Set the listing down again exactly, please, apart from its pictures.
___ SOURCE DATA
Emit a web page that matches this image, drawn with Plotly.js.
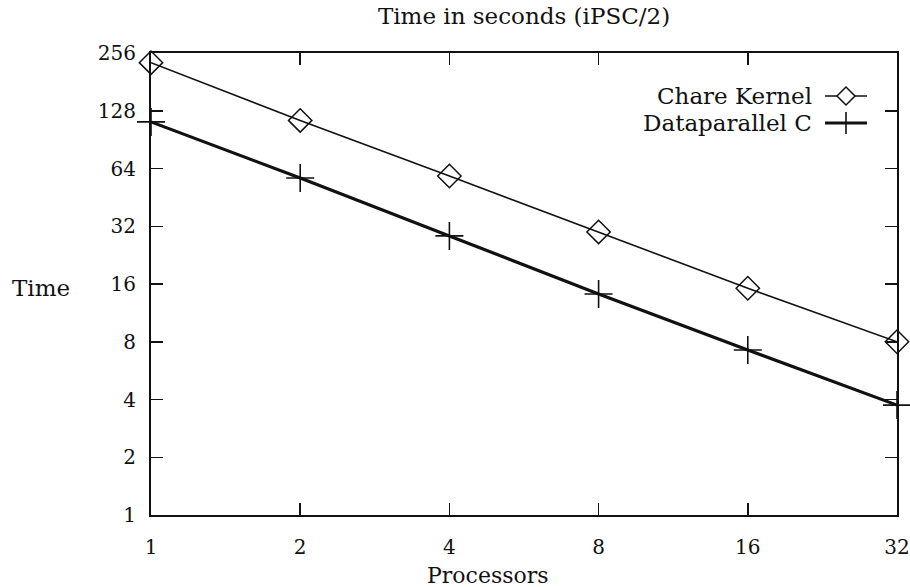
<!DOCTYPE html>
<html>
<head>
<meta charset="utf-8">
<script src="https://cdn.plot.ly/plotly-3.0.1.min.js"></script>
<style>html,body{margin:0;padding:0;background:#fff;}#chart{width:910px;height:587px;}</style>
</head>
<body>
<div id="chart"></div>
<script>
const processors = [1, 2, 4, 8, 16, 32];
const chareKernel = [228, 114, 58.5, 29.9, 15.2, 8.0];
const dataparallelC = [112, 57.1, 28.5, 14.2, 7.25, 3.74];
const xTicks = [1, 2, 4, 8, 16, 32];
const yTicks = [1, 2, 4, 8, 16, 32, 64, 128, 256];
const seriesNames = ['Chare Kernel', 'Dataparallel C'];

const FONT = 'DejaVu Serif, Liberation Serif, serif';
const INK = '#111111';

const traces = [
  {
    x: processors, y: chareKernel, name: seriesNames[0], type: 'scatter', mode: 'lines+markers',
    line: {color: INK, width: 1.6},
    marker: {symbol: 'diamond-open', size: 18, color: INK, line: {width: 1.5, color: INK}},
    cliponaxis: false, showlegend: false
  },
  {
    x: processors, y: dataparallelC, name: seriesNames[1], type: 'scatter', mode: 'lines+markers',
    line: {color: INK, width: 3.2},
    marker: {symbol: 'cross-thin-open', size: 20, color: INK, line: {width: 1.6, color: INK}},
    cliponaxis: false, showlegend: false
  }
];

const W = 746, H = 462;
const px = v => v / W, py = v => v / H;
const lx0 = px(825 - 151), lx1 = px(867 - 151), lxm = px(846 - 151);
const ly1 = py(515 - 96), ly2 = py(515 - 123);
const dx = px(9), dy = py(9);

const axisCommon = {
  type: 'log', showgrid: false, zeroline: false,
  showline: true, linecolor: INK, linewidth: 2, mirror: 'allticks',
  ticks: 'inside', ticklen: 12, tickwidth: 1.5, tickcolor: INK,
  tickfont: {family: FONT, size: 20, color: INK},
  tickmode: 'array'
};

const layout = {
  width: 910, height: 587,
  margin: {l: 151, r: 13, t: 53, b: 72},
  paper_bgcolor: '#ffffff', plot_bgcolor: '#ffffff',
  font: {family: FONT, color: INK},
  title: {text: 'Time in seconds (iPSC/2)', font: {family: FONT, size: 23, color: INK},
          xref: 'paper', x: 0.5, xanchor: 'center', yref: 'container', y: 1 - 16/587, yanchor: 'middle'},
  xaxis: Object.assign({}, axisCommon, {
    range: [0, Math.log10(32)], tickvals: xTicks, ticktext: xTicks.map(String), ticklabelstandoff: 13
  }),
  yaxis: Object.assign({}, axisCommon, {
    range: [0, Math.log10(256)], tickvals: yTicks, ticktext: yTicks.map(String), ticklabelstandoff: 9
  }),
  showlegend: false,
  annotations: [
    {text: 'Processors', xref: 'paper', yref: 'paper', x: px(488 - 151), y: py(515 - 575),
     xanchor: 'center', yanchor: 'middle', showarrow: false, font: {family: FONT, size: 22, color: INK}},
    {text: 'Time', xref: 'paper', yref: 'paper', x: px(41 - 151), y: py(515 - 288),
     xanchor: 'center', yanchor: 'middle', showarrow: false, font: {family: FONT, size: 23, color: INK}},
    {text: seriesNames[0], xref: 'paper', yref: 'paper', x: px(814 - 151), y: ly1,
     xanchor: 'right', yanchor: 'middle', showarrow: false, font: {family: FONT, size: 23, color: INK}},
    {text: seriesNames[1], xref: 'paper', yref: 'paper', x: px(814 - 151), y: ly2,
     xanchor: 'right', yanchor: 'middle', showarrow: false, font: {family: FONT, size: 23, color: INK}}
  ],
  shapes: [
    {type: 'line', xref: 'paper', yref: 'paper', x0: lx0, x1: lx1, y0: ly1, y1: ly1, line: {color: INK, width: 1.6}},
    {type: 'path', xref: 'paper', yref: 'paper',
     path: `M ${lxm - dx} ${ly1} L ${lxm} ${ly1 + dy} L ${lxm + dx} ${ly1} L ${lxm} ${ly1 - dy} Z`,
     fillcolor: '#ffffff', line: {color: INK, width: 1.5}},
    {type: 'line', xref: 'paper', yref: 'paper', x0: lx0, x1: lx1, y0: ly2, y1: ly2, line: {color: INK, width: 3.2}},
    {type: 'line', xref: 'paper', yref: 'paper', x0: lxm, x1: lxm, y0: ly2 - py(11), y1: ly2 + py(11), line: {color: INK, width: 1.6}}
  ]
};

Plotly.newPlot('chart', traces, layout, {displayModeBar: false, staticPlot: true});
</script>
</body>
</html>
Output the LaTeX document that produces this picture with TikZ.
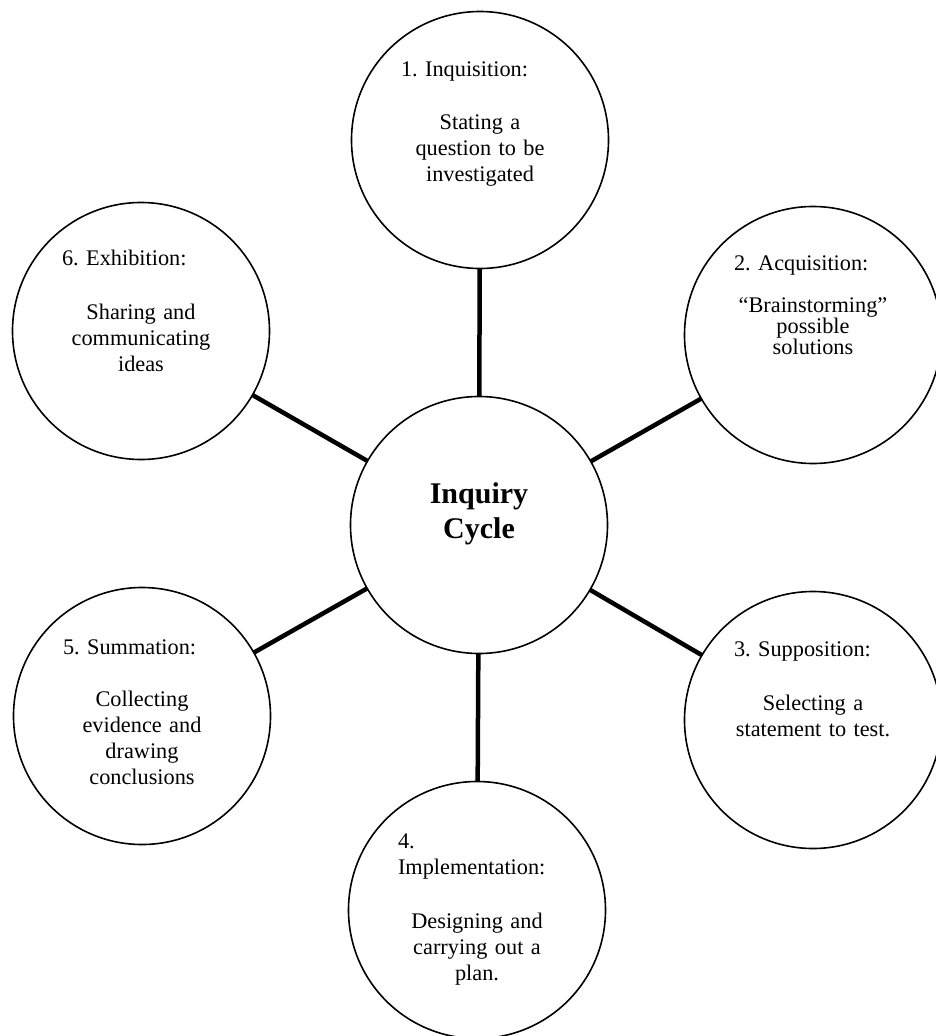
______
EXERCISE OUTPUT:
Emit a web page that matches this image, drawn with Plotly.js.
<!DOCTYPE html>
<html>
<head>
<meta charset="utf-8">
<script src="https://cdn.plot.ly/plotly-3.0.1.min.js"></script>
<style>html,body{margin:0;padding:0;background:#fff;}#chart{width:910px;height:587px;}</style>
</head>
<body>
<div id="chart"></div>
<script>
const processors = [1, 2, 4, 8, 16, 32];
const chareKernel = [228, 114, 58.5, 29.9, 15.2, 8.0];
const dataparallelC = [112, 57.1, 28.5, 14.2, 7.25, 3.74];
const xTicks = [1, 2, 4, 8, 16, 32];
const yTicks = [1, 2, 4, 8, 16, 32, 64, 128, 256];
const seriesNames = ['Chare Kernel', 'Dataparallel C'];

const FONT = 'DejaVu Serif, Liberation Serif, serif';
const INK = '#111111';

const traces = [
  {
    x: processors, y: chareKernel, name: seriesNames[0], type: 'scatter', mode: 'lines+markers',
    line: {color: INK, width: 1.6},
    marker: {symbol: 'diamond-open', size: 18, color: INK, line: {width: 1.5, color: INK}},
    cliponaxis: false, showlegend: false
  },
  {
    x: processors, y: dataparallelC, name: seriesNames[1], type: 'scatter', mode: 'lines+markers',
    line: {color: INK, width: 3.2},
    marker: {symbol: 'cross-thin-open', size: 20, color: INK, line: {width: 1.6, color: INK}},
    cliponaxis: false, showlegend: false
  }
];

const W = 746, H = 462;
const px = v => v / W, py = v => v / H;
const lx0 = px(825 - 151), lx1 = px(867 - 151), lxm = px(846 - 151);
const ly1 = py(515 - 96), ly2 = py(515 - 123);
const dx = px(9), dy = py(9);

const axisCommon = {
  type: 'log', showgrid: false, zeroline: false,
  showline: true, linecolor: INK, linewidth: 2, mirror: 'allticks',
  ticks: 'inside', ticklen: 12, tickwidth: 1.5, tickcolor: INK,
  tickfont: {family: FONT, size: 20, color: INK},
  tickmode: 'array'
};

const layout = {
  width: 910, height: 587,
  margin: {l: 151, r: 13, t: 53, b: 72},
  paper_bgcolor: '#ffffff', plot_bgcolor: '#ffffff',
  font: {family: FONT, color: INK},
  title: {text: 'Time in seconds (iPSC/2)', font: {family: FONT, size: 23, color: INK},
          xref: 'paper', x: 0.5, xanchor: 'center', yref: 'container', y: 1 - 16/587, yanchor: 'middle'},
  xaxis: Object.assign({}, axisCommon, {
    range: [0, Math.log10(32)], tickvals: xTicks, ticktext: xTicks.map(String), ticklabelstandoff: 13
  }),
  yaxis: Object.assign({}, axisCommon, {
    range: [0, Math.log10(256)], tickvals: yTicks, ticktext: yTicks.map(String), ticklabelstandoff: 9
  }),
  showlegend: false,
  annotations: [
    {text: 'Processors', xref: 'paper', yref: 'paper', x: px(488 - 151), y: py(515 - 575),
     xanchor: 'center', yanchor: 'middle', showarrow: false, font: {family: FONT, size: 22, color: INK}},
    {text: 'Time', xref: 'paper', yref: 'paper', x: px(41 - 151), y: py(515 - 288),
     xanchor: 'center', yanchor: 'middle', showarrow: false, font: {family: FONT, size: 23, color: INK}},
    {text: seriesNames[0], xref: 'paper', yref: 'paper', x: px(814 - 151), y: ly1,
     xanchor: 'right', yanchor: 'middle', showarrow: false, font: {family: FONT, size: 23, color: INK}},
    {text: seriesNames[1], xref: 'paper', yref: 'paper', x: px(814 - 151), y: ly2,
     xanchor: 'right', yanchor: 'middle', showarrow: false, font: {family: FONT, size: 23, color: INK}}
  ],
  shapes: [
    {type: 'line', xref: 'paper', yref: 'paper', x0: lx0, x1: lx1, y0: ly1, y1: ly1, line: {color: INK, width: 1.6}},
    {type: 'path', xref: 'paper', yref: 'paper',
     path: `M ${lxm - dx} ${ly1} L ${lxm} ${ly1 + dy} L ${lxm + dx} ${ly1} L ${lxm} ${ly1 - dy} Z`,
     fillcolor: '#ffffff', line: {color: INK, width: 1.5}},
    {type: 'line', xref: 'paper', yref: 'paper', x0: lx0, x1: lx1, y0: ly2, y1: ly2, line: {color: INK, width: 3.2}},
    {type: 'line', xref: 'paper', yref: 'paper', x0: lxm, x1: lxm, y0: ly2 - py(11), y1: ly2 + py(11), line: {color: INK, width: 1.6}}
  ]
};

Plotly.newPlot('chart', traces, layout, {displayModeBar: false, staticPlot: true});
</script>
</body>
</html>
Output the LaTeX document that produces this picture with TikZ.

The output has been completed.